> [WRITTEN INSTRUCTION]: Collect all the lines that mention the word "this".

=== DATA EXTRACT ===

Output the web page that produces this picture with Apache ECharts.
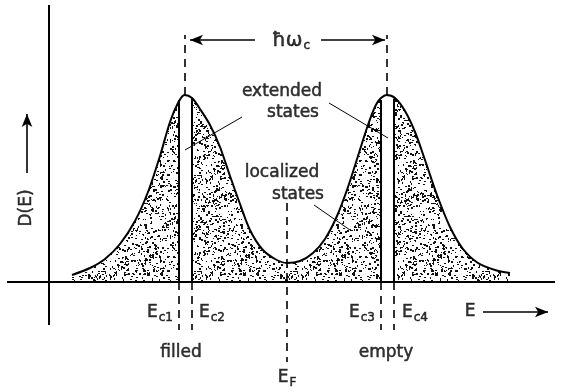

===
=== DATA EXTRACT ===

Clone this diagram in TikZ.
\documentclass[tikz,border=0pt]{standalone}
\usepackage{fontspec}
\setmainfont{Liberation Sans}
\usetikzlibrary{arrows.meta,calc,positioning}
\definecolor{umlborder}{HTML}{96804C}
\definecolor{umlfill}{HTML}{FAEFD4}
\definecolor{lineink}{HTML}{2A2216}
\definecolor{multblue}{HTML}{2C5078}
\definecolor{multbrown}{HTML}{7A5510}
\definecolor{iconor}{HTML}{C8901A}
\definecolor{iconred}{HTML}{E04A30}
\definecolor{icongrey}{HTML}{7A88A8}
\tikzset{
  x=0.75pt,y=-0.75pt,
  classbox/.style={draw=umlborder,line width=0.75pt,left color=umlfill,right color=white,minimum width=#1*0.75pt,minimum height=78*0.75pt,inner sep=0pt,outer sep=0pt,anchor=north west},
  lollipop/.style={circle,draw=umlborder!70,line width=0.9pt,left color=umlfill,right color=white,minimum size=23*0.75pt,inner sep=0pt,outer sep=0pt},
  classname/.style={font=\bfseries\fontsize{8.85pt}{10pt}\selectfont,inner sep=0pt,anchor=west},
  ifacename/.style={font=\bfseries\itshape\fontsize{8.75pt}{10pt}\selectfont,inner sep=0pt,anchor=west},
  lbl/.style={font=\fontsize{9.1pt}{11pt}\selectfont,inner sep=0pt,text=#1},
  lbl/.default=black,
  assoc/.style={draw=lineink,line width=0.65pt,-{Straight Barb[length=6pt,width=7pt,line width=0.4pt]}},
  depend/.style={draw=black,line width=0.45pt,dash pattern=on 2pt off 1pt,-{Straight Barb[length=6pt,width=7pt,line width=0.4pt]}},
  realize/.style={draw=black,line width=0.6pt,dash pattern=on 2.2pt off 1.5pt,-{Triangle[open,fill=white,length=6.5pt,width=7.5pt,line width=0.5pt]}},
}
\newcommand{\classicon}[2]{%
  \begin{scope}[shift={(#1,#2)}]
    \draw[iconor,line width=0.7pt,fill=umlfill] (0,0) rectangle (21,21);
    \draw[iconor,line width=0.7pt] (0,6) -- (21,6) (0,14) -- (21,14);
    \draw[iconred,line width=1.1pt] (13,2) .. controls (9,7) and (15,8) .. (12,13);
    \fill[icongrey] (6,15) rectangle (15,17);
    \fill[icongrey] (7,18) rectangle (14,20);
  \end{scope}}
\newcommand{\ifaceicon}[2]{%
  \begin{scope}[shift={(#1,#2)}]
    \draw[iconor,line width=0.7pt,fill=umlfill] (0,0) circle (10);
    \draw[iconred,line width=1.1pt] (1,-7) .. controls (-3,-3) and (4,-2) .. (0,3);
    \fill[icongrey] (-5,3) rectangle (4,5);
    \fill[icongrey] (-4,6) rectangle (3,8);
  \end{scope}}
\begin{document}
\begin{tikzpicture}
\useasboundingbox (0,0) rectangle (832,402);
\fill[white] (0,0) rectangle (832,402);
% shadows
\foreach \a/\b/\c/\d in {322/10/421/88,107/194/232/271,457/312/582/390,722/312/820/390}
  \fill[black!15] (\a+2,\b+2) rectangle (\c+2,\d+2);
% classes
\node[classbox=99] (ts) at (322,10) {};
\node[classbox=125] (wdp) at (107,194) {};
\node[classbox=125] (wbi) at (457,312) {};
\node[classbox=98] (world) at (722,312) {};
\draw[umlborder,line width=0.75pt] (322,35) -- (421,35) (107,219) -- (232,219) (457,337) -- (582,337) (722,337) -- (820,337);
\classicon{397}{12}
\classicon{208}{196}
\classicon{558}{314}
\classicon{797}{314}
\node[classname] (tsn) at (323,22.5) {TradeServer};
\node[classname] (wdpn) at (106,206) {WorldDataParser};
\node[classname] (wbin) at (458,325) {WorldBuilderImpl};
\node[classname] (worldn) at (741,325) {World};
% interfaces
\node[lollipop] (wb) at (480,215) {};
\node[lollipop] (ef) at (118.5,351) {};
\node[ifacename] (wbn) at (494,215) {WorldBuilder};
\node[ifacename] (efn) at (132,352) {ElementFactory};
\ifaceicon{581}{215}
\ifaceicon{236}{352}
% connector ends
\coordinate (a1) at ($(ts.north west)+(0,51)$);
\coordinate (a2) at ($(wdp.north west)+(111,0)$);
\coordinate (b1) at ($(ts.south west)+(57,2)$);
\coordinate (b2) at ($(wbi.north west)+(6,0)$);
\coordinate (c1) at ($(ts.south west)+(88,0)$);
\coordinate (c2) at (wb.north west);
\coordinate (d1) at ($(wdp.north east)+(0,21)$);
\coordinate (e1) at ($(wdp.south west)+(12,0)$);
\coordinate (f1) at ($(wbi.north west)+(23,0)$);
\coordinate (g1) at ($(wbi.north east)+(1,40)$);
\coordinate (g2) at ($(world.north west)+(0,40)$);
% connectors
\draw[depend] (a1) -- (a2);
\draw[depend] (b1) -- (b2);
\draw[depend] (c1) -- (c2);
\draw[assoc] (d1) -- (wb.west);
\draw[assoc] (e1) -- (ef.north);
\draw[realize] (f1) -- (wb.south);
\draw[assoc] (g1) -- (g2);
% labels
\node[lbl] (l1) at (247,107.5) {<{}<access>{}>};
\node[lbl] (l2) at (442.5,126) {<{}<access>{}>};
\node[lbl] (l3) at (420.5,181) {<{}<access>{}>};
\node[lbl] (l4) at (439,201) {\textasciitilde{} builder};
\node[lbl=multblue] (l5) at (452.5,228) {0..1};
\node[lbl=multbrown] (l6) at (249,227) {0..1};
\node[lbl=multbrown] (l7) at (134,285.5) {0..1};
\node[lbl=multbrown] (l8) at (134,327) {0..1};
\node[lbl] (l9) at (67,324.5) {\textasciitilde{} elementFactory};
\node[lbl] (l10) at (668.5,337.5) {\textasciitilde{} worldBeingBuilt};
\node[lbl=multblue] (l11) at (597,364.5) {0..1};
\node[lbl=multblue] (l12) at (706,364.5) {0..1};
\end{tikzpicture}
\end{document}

===

> [EXERCISE RESULT]:
Output the web page that produces this picture with Apache ECharts.
Clone this diagram in TikZ.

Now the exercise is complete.